The underlying motivation behind the rhetoric of fear, and its accompanying curtailment of human rights and civil liberties-then as now-is power, and Singh Baldwin finds no small irony in Noor's fighting on behalf of the very people who proudly point to her father's homeland as the jewel in the crown of the British Empire. When her captor intimates that the Germans would be more empathetic rulers than the British Raj, she is moved to think, "No matter who the colonizer, no matter who the colonized, there is no such thing as benign occupation." She continues:

"I have claimed my life," Noor thinks, "but never yet lived my life as my own. I might as well be in India, starving, beaten or imprisoned without trial. Other people's decisions have governed each moment of my life, limiting each choice by past decisions, decisions made by others before they ever met me."

Noor's most fervent craving is to live freely, according to the dictates of her own will and desires. Freedom from the oppression of those who would govern her life for her-be it her Uncle Tajuddin or the Nazis-becomes the nucleus of her resistance, and, Singh Baldwin suggests, the locus of her heroism.
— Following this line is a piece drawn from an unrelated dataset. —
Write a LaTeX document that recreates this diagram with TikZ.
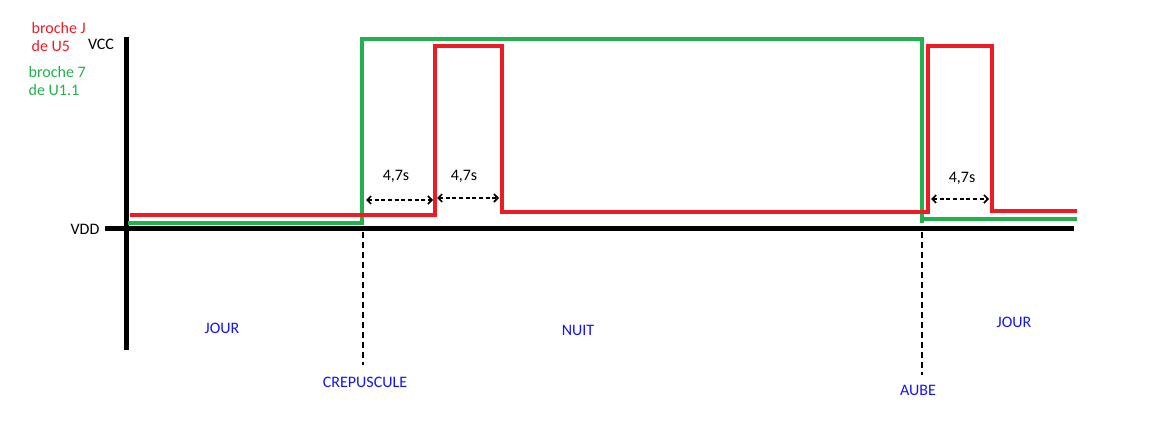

The attitude of the novel is largely a romantic one; it is Noor's love for Armand-a forbidden love, tainted by prejudice and racial animosity-that keeps her moving forward, risking her life in the name of freedom and the desperate hope that she might someday be reunited with her lover. In this sense, Singh Baldwin's vision in the novel is an optimistic one, since it is located in the notion that the struggle for love and freedom is an essentially noble and heroic endeavour, which we abandon at the cost of losing our humanity. As long as Noor resists the forces of Fascism, she remains in her essence free and fully human.
In a lengthy essay published a short while ago in the New York Times Book Review, Philip Roth comments, "History claims everybody, whether they know it or not and whether they like it or not." Singh Baldwin's perspective in The Tiger Claw seems somewhat less fatalistic, and although history claimed Noor Inayat Khan, her ultimate fate is, in the context of the novel, less significant than the fact that she never succumbed to the stifling, poisonous tides of oppression and hatred, even during one of the darkest periods of the twentieth century.
Singh Baldwin includes in the novel a story, perhaps apocryphal, that Noor scratched into the wall of her cell the words, I resist, therefore I am.' Noor was unable to escape the dizzying, headlong rush of history but, to her dying breath, she refused to capitulate to it. There's a lesson there somewhere, if we are willing to listen.